## To do
Write out each line exactly as it stands, please.

* Begin Data lines *

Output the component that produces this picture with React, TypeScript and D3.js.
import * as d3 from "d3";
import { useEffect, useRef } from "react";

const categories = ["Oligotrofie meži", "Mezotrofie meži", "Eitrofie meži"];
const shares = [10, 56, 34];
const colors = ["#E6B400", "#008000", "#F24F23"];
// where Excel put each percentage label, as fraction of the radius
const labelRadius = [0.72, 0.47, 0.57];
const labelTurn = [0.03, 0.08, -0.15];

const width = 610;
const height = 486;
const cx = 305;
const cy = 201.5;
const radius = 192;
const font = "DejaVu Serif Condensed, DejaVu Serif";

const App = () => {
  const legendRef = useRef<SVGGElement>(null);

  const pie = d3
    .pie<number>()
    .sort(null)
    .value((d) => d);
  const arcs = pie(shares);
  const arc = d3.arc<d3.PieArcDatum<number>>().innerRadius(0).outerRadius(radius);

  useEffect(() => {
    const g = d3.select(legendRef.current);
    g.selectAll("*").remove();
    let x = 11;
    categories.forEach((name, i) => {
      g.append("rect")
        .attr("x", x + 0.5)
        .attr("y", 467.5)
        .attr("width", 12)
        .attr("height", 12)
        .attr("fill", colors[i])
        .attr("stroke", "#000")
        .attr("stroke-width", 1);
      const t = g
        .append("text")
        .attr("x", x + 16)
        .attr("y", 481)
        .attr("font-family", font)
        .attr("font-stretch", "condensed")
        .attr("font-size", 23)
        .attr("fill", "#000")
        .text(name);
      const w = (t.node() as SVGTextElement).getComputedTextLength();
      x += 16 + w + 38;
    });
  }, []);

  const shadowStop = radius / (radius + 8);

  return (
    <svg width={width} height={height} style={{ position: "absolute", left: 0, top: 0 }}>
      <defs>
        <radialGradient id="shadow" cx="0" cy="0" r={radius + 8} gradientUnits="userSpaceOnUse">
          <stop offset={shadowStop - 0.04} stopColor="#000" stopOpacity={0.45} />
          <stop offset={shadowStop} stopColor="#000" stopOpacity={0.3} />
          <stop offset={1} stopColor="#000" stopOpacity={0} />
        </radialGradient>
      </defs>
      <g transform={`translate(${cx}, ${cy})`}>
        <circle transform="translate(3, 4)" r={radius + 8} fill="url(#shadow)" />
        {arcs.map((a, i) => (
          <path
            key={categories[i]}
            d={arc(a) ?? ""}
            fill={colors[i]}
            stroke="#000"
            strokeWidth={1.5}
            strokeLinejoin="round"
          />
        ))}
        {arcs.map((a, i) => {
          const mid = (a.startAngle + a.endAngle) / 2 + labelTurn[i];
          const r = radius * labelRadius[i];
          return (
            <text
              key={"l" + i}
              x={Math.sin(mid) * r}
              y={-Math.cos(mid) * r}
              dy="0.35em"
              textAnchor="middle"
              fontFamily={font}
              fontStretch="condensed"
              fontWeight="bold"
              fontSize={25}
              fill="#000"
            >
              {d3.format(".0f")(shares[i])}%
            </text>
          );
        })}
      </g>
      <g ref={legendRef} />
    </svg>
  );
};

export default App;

* End Data lines *

## Solved exercise
Output the component that produces this picture with React, TypeScript and D3.js.
import * as d3 from "d3";
import { useEffect, useRef } from "react";

const categories = ["Oligotrofie meži", "Mezotrofie meži", "Eitrofie meži"];
const shares = [10, 56, 34];
const colors = ["#E6B400", "#008000", "#F24F23"];
// where Excel put each percentage label, as fraction of the radius
const labelRadius = [0.72, 0.47, 0.57];
const labelTurn = [0.03, 0.08, -0.15];

const width = 610;
const height = 486;
const cx = 305;
const cy = 201.5;
const radius = 192;
const font = "DejaVu Serif Condensed, DejaVu Serif";

const App = () => {
  const legendRef = useRef<SVGGElement>(null);

  const pie = d3
    .pie<number>()
    .sort(null)
    .value((d) => d);
  const arcs = pie(shares);
  const arc = d3.arc<d3.PieArcDatum<number>>().innerRadius(0).outerRadius(radius);

  useEffect(() => {
    const g = d3.select(legendRef.current);
    g.selectAll("*").remove();
    let x = 11;
    categories.forEach((name, i) => {
      g.append("rect")
        .attr("x", x + 0.5)
        .attr("y", 467.5)
        .attr("width", 12)
        .attr("height", 12)
        .attr("fill", colors[i])
        .attr("stroke", "#000")
        .attr("stroke-width", 1);
      const t = g
        .append("text")
        .attr("x", x + 16)
        .attr("y", 481)
        .attr("font-family", font)
        .attr("font-stretch", "condensed")
        .attr("font-size", 23)
        .attr("fill", "#000")
        .text(name);
      const w = (t.node() as SVGTextElement).getComputedTextLength();
      x += 16 + w + 38;
    });
  }, []);

  const shadowStop = radius / (radius + 8);

  return (
    <svg width={width} height={height} style={{ position: "absolute", left: 0, top: 0 }}>
      <defs>
        <radialGradient id="shadow" cx="0" cy="0" r={radius + 8} gradientUnits="userSpaceOnUse">
          <stop offset={shadowStop - 0.04} stopColor="#000" stopOpacity={0.45} />
          <stop offset={shadowStop} stopColor="#000" stopOpacity={0.3} />
          <stop offset={1} stopColor="#000" stopOpacity={0} />
        </radialGradient>
      </defs>
      <g transform={`translate(${cx}, ${cy})`}>
        <circle transform="translate(3, 4)" r={radius + 8} fill="url(#shadow)" />
        {arcs.map((a, i) => (
          <path
            key={categories[i]}
            d={arc(a) ?? ""}
            fill={colors[i]}
            stroke="#000"
            strokeWidth={1.5}
            strokeLinejoin="round"
          />
        ))}
        {arcs.map((a, i) => {
          const mid = (a.startAngle + a.endAngle) / 2 + labelTurn[i];
          const r = radius * labelRadius[i];
          return (
            <text
              key={"l" + i}
              x={Math.sin(mid) * r}
              y={-Math.cos(mid) * r}
              dy="0.35em"
              textAnchor="middle"
              fontFamily={font}
              fontStretch="condensed"
              fontWeight="bold"
              fontSize={25}
              fill="#000"
            >
              {d3.format(".0f")(shares[i])}%
            </text>
          );
        })}
      </g>
      <g ref={legendRef} />
    </svg>
  );
};

export default App;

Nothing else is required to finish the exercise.